— begin —
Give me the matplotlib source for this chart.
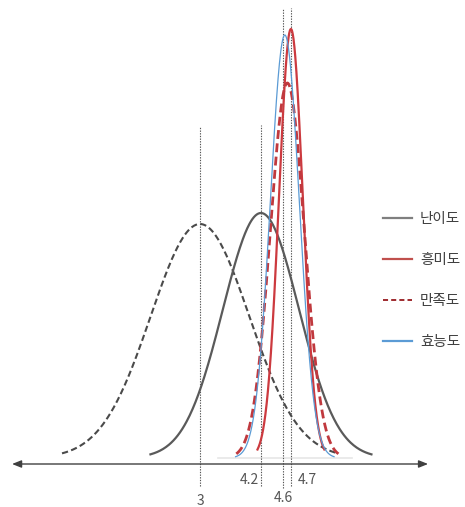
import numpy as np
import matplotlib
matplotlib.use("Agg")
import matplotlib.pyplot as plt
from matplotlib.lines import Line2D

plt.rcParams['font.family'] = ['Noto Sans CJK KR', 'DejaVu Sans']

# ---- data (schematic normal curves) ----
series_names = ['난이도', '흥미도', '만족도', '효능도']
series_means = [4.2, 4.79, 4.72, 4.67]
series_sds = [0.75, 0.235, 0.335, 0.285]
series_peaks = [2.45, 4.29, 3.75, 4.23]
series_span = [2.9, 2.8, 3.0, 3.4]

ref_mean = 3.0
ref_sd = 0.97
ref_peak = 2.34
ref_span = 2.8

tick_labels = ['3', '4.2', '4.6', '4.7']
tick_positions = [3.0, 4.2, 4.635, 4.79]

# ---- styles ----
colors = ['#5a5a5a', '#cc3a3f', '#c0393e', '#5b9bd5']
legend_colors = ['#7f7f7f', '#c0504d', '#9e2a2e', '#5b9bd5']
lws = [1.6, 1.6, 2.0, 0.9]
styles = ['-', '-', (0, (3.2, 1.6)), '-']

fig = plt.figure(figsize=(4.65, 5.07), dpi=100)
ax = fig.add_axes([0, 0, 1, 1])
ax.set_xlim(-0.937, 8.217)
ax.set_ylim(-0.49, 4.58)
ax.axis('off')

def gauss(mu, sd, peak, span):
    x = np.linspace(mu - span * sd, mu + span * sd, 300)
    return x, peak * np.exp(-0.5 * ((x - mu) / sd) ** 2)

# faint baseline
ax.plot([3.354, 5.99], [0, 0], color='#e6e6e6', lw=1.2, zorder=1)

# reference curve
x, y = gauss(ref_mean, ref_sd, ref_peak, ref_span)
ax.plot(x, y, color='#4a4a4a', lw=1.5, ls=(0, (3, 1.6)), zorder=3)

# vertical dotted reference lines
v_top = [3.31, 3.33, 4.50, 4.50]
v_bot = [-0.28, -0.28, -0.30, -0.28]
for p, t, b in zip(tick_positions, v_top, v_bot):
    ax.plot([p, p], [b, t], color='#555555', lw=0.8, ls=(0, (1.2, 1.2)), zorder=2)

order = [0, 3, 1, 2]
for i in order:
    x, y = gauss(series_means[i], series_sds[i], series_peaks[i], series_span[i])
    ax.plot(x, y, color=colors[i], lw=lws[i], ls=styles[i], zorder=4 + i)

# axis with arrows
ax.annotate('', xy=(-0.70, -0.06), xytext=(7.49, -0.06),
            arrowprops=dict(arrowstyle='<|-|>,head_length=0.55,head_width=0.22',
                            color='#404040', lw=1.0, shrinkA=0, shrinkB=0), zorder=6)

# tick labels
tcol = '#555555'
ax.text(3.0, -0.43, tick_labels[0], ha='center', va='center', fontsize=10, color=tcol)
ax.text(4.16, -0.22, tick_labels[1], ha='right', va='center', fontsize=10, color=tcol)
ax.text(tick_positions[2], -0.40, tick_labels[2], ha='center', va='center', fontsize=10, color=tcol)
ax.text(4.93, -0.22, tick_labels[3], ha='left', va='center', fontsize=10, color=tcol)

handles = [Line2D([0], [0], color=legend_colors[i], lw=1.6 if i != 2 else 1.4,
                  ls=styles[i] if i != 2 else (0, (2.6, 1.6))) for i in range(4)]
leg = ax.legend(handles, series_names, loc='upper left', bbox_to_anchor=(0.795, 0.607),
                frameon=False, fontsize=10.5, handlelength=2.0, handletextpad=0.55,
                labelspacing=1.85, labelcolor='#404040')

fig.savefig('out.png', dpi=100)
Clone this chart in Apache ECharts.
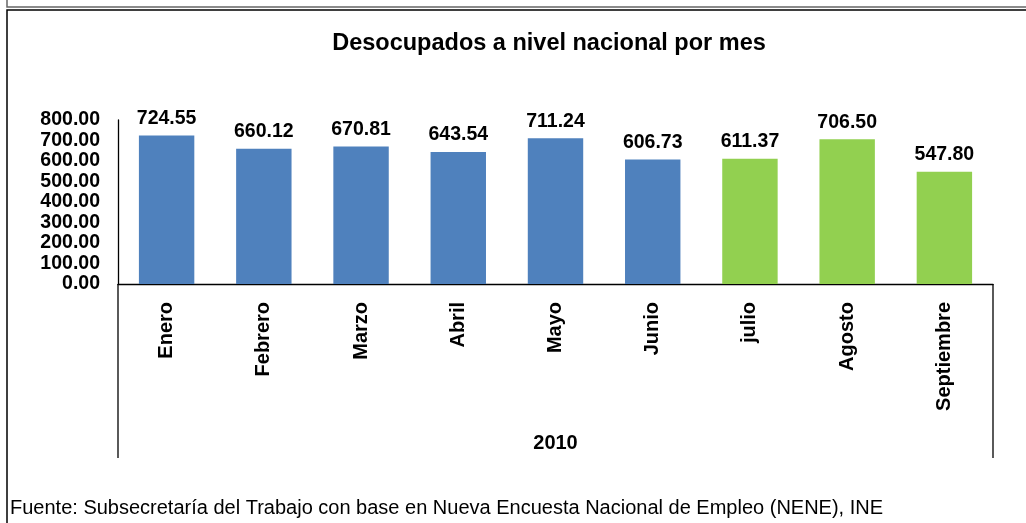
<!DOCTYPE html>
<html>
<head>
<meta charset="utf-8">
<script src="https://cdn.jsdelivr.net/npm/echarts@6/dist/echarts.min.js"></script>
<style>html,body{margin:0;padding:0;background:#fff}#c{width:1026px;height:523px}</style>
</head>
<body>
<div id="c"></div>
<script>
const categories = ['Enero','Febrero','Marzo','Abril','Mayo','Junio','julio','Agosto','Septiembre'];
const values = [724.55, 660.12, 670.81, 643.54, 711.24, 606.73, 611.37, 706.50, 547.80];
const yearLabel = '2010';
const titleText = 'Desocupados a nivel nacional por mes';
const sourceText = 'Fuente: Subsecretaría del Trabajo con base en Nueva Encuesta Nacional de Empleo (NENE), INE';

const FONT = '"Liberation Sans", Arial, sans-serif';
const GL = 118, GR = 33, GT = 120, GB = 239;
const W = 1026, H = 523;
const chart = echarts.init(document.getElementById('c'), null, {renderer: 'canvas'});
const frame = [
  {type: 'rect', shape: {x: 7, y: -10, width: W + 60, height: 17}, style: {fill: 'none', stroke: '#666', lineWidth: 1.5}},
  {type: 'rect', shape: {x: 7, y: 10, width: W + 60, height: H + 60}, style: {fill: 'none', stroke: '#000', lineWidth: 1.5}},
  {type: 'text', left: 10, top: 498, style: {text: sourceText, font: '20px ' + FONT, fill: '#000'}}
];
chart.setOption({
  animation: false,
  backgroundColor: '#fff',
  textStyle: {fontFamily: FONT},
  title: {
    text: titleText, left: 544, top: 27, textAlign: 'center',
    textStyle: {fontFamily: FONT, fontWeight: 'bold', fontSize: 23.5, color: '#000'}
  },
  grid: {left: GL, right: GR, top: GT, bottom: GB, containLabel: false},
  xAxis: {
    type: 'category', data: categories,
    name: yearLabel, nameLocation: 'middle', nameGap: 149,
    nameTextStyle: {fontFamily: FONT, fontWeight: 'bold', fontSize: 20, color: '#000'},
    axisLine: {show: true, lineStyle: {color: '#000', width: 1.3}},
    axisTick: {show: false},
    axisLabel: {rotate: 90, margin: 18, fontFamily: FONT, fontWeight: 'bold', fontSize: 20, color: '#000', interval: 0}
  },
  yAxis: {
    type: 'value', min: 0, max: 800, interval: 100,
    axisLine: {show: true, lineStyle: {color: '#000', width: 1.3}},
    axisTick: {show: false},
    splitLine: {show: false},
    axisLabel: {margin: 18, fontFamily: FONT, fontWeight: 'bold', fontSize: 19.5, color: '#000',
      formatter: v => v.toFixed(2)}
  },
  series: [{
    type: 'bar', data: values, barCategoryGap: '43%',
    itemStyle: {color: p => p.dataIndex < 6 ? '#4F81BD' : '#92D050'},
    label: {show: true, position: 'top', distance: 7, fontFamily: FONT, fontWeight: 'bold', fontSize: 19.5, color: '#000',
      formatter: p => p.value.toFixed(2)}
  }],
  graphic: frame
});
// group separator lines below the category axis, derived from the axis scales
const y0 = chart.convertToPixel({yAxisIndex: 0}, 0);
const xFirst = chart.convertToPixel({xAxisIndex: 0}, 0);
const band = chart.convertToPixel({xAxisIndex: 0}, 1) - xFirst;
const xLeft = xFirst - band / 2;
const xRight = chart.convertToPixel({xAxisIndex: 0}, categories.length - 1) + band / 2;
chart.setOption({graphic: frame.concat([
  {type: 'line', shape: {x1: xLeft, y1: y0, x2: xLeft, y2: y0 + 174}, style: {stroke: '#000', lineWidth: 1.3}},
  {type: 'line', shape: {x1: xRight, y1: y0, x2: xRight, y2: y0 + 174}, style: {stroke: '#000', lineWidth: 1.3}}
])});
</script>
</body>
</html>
— end —
WORK TO BE COMPLETED: Copy out exactly the material that runs from the line with "Clone this chart in Apache ECharts." to the line with "const sourceText = 'Fuente: Subsecretaría", ends included, and leave the pictures behind.

EXPECTED ANSWER:
Clone this chart in Apache ECharts.
<!DOCTYPE html>
<html>
<head>
<meta charset="utf-8">
<script src="https://cdn.jsdelivr.net/npm/echarts@6/dist/echarts.min.js"></script>
<style>html,body{margin:0;padding:0;background:#fff}#c{width:1026px;height:523px}</style>
</head>
<body>
<div id="c"></div>
<script>
const categories = ['Enero','Febrero','Marzo','Abril','Mayo','Junio','julio','Agosto','Septiembre'];
const values = [724.55, 660.12, 670.81, 643.54, 711.24, 606.73, 611.37, 706.50, 547.80];
const yearLabel = '2010';
const titleText = 'Desocupados a nivel nacional por mes';
const sourceText = 'Fuente: Subsecretaría del Trabajo con base en Nueva Encuesta Nacional de Empleo (NENE), INE';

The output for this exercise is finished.